The Budget must also tackle another critical issue that might indirectly help in addressing the troubling inflation question, which is also responsible for macro distortion in savings patterns. No one so far has been able to clearly explain why inflation has structurally remained so elevated for so long when GDP growth has slipped to 5.3 per cent. After the 2008 global financial meltdown, there was a fundamental shift in thinking among central bankers around the world. It was generally accepted that the asset price bubble (such as in real estate) could have a long-term impact on inflation and that central banks and governments must use appropriate instruments to mitigate asset bubbles that might permanently feed into higher inflation. As part of this exercise, the RBI had conducted a preliminary study of real estate prices and land transactions across scores of Indian cities. One is not sure what came of that exercise eventually.
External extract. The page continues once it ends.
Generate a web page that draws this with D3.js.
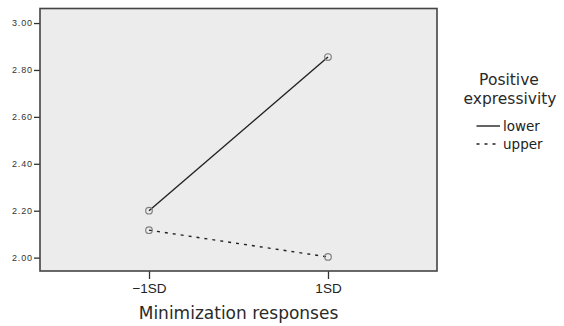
<!DOCTYPE html>
<html>
<head>
<meta charset="utf-8">
<script src="https://cdn.jsdelivr.net/npm/d3@7"></script>
<style>
  body { margin: 0; background: #fff; }
  svg { display: block; font-family: "DejaVu Sans", sans-serif; }
</style>
</head>
<body>
<svg id="canvas"></svg>
<script>
const xLabels = ['\u22121SD', '1SD']
const seriesNames = ['lower', 'upper']
const lowerValues = [2.20, 2.855]
const upperValues = [2.117, 2.003]
const yTicks = [2.00, 2.20, 2.40, 2.60, 2.80, 3.00]

const width = 564
const height = 326
const plot = { left: 40, right: 437, top: 8.5, bottom: 271 }

let svg = d3.select('#canvas').attr('width', width).attr('height', height)

let xScale = d3.scalePoint()
    .domain(xLabels)
    .range([plot.left, plot.right])
    .padding(0.609)

let yScale = d3.scaleLinear()
    .domain([1.943, 3.062])
    .range([plot.bottom, plot.top])

// plot background
svg.append('rect')
    .attr('x', plot.left)
    .attr('y', plot.top)
    .attr('width', plot.right - plot.left)
    .attr('height', plot.bottom - plot.top)
    .attr('fill', '#ececec')

// axes
let yAxis = d3.axisLeft(yScale)
    .tickValues(yTicks)
    .tickSize(6)
    .tickPadding(1)
    .tickFormat(d3.format('.2f'))

let gy = svg.append('g')
    .attr('transform', 'translate(' + plot.left + ',0)')
    .call(yAxis)
gy.select('.domain').remove()
gy.selectAll('line').attr('stroke', '#333').attr('stroke-width', 1.3)
gy.selectAll('text')
    .attr('fill', '#333')
    .style('font-size', '9px')
    .style('letter-spacing', '0.9px')

let xAxis = d3.axisBottom(xScale).tickSize(8).tickPadding(4)

let gx = svg.append('g')
    .attr('transform', 'translate(0,' + plot.bottom + ')')
    .call(xAxis)
gx.select('.domain').remove()
gx.selectAll('line').attr('stroke', '#333').attr('stroke-width', 1.3)
gx.selectAll('text')
    .attr('fill', '#222')
    .style('font-size', '13.5px')

// series
let series = [
    { name: seriesNames[0], values: lowerValues, dash: null },
    { name: seriesNames[1], values: upperValues, dash: '3,5' }
]

let line = d3.line()
    .x((d, i) => xScale(xLabels[i]))
    .y(d => yScale(d))

series.forEach(s => {
    svg.append('path')
        .datum(s.values)
        .attr('d', line)
        .attr('fill', 'none')
        .attr('stroke', '#222')
        .attr('stroke-width', 1.4)
        .attr('stroke-dasharray', s.dash)

    svg.selectAll('.pt-' + s.name)
        .data(s.values)
        .enter()
        .append('circle')
        .attr('cx', (d, i) => xScale(xLabels[i]))
        .attr('cy', d => yScale(d))
        .attr('r', 3.3)
        .attr('fill', 'none')
        .attr('stroke', '#808080')
        .attr('stroke-width', 1.2)
})

// border
svg.append('rect')
    .attr('x', plot.left)
    .attr('y', plot.top)
    .attr('width', plot.right - plot.left)
    .attr('height', plot.bottom - plot.top)
    .attr('fill', 'none')
    .attr('stroke', '#444')
    .attr('stroke-width', 1.6)

// axis title
svg.append('text')
    .attr('x', (plot.left + plot.right) / 2)
    .attr('y', 319)
    .attr('text-anchor', 'middle')
    .attr('fill', '#2a2a2a')
    .style('font-size', '17px')
    .text('Minimization responses')

// legend
let legend = svg.append('g')
legend.append('text')
    .attr('x', 509).attr('y', 85)
    .attr('text-anchor', 'middle')
    .attr('fill', '#2a2a2a')
    .style('font-size', '15.5px')
    .text('Positive')
legend.append('text')
    .attr('x', 510).attr('y', 104)
    .attr('text-anchor', 'middle')
    .attr('fill', '#2a2a2a')
    .style('font-size', '15.5px')
    .text('expressivity')

let legendY = [126, 144]
series.forEach((s, i) => {
    legend.append('line')
        .attr('x1', 476.5).attr('x2', 500)
        .attr('y1', legendY[i]).attr('y2', legendY[i])
        .attr('stroke', '#222')
        .attr('stroke-width', 1.4)
        .attr('stroke-dasharray', s.dash)
    legend.append('text')
        .attr('x', 503)
        .attr('y', legendY[i])
        .attr('dy', '0.35em')
        .attr('fill', '#222')
        .style('font-size', '13.5px')
        .text(s.name)
})
</script>
</body>
</html>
A recent RBI report had pointed out that in spite of the 2008 global financial meltdown, real estate prices in urban Bihar and UP had actually gone up. Real estate prices in smaller urban pockets are going up rapidly. The velocity of land sale and purchase has also gone up as villagers are selling land and moving closer to the national highways. In my view, a certain level of cumulative liquidity has been embedded in India's growing land transaction market and this is fuelling structurally higher inflation levels as part of the money released from inflated land deals feeds into the demand stream. But this needs to be researched further.

The Finance Minister must come up with some creative ideas to increase the supply of land on a large scale to mitigate the inflationary expectations fed by land prices. This will require some vision as politicians in India deliberately restrict supply of land to eventually make five to seven times profit while allowing land use change for urbanisation. A tax on vacant land held beyond a period could be a solution. But this will require a self-sacrificing spirit from the political classes. Are they up to it?